You might think that a company with these kinds of aspirations would be particularly sensitive to ensuring that it was respectful of all ethnic groups, that it would go out of its way to avoid providing any basis for charges of racial discrimination.
Apparently, you would be wrong.
A lawsuit filed last year by Coke employees charges the company with a pattern and practice of racial discrimination against African American employees.
Last week 30 current and former African American Coke employees took a "justice ride" on a bus from Atlanta, where the company is headquartered, to Wilmington, Del., where the company was holding its annual shareholder meeting.
The Justice Riders traveled to Wilmington to publicize their case and demand that Coke move to a quick and fair settlement of the dispute.
In their lawsuit, the Coke employees marshaled an impressive array of statistical and anecdotal evidence to buttress their claim of discrimination. They allege:
The median salary for African Americans at Coke's headquarters is about a third less than that of whites there. In 1998 the African American mean was $45,215, while the Caucasian mean was $72,045.
A "glass ceiling" blocks African Americans from rising to top positions in the company. Although African Americans make up more than 15 percent of the employees at the headquarters, they are vastly underrepresented at top pay-grade levels – and not one member of the senior management team is African-American.
Coke's evaluation system "permits excessively subjective managerial discretion" that leads to racial discrimination in evaluations. Since salary and raises are based on this performance evaluation system, race-based discrimination in pay scales is a result.
"Since at least 1995, Coca-Cola's senior management and officers, up to and including CEO M. Douglas Invester (who has since been replaced), have known of company-wide discrimination against African-Americans," the lawsuit states.
In one poignant allegation, the Coke employees charge that "in or about 1996 or 1997, one of the few African-American Assistant Vice Presidents attended a meeting in Atlanta with some representatives of bottling companies. He was the only African-American at the meeting, but high-level Caucasian marketing executives from Coca-Cola were present. The head of marketing of the bottling company for the state of Alabama introduced himself as the 'Grand Cyclops' of Alabama. Despite the obvious Ku Klux Klan reference, no Company employee responded to this outrageous comment at the Company meeting."

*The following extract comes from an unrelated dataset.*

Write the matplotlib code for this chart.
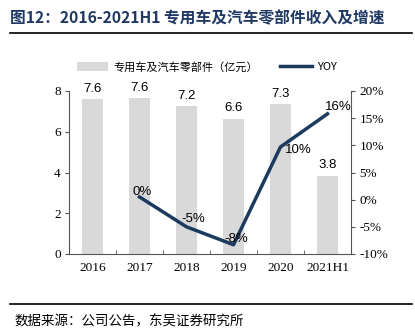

Coke denies the particular allegations in the lawsuit, but says it is "working hard" to resolve the suit quickly. Chair Douglas Daft told shareholders, "This is the most diverse company in the world, and we will be the company that leads the world into a diverse business structure in the 21st century."
There is no mystery as to why Coke is eager to settle the suit. Not only does the suit present a potentially substantial liability, but a high proportion of Coke's U.S. sales are to African Americans (as well as Latinos) as well. The employees estimate that about a quarter of Coke Classic and Sprite sales in the United States are to African Americans. Publicity about the case would endanger Coke's sales to these customers.
Indeed, in Wilmington, Coke employee and Justice Rider Larry Jones called for a Coke boycott.
"In 114 years, [Coke] only had one black senior vice president," he said. "In 114 years, you only found one of us qualified? How long do we wait? We are never going to be anything but black employees. Let's stop buying Coca-Cola."
Unless Coke resolves the lawsuit fairly and quickly, it is likely to find the Justice Riders' boycott call gaining momentum around the country.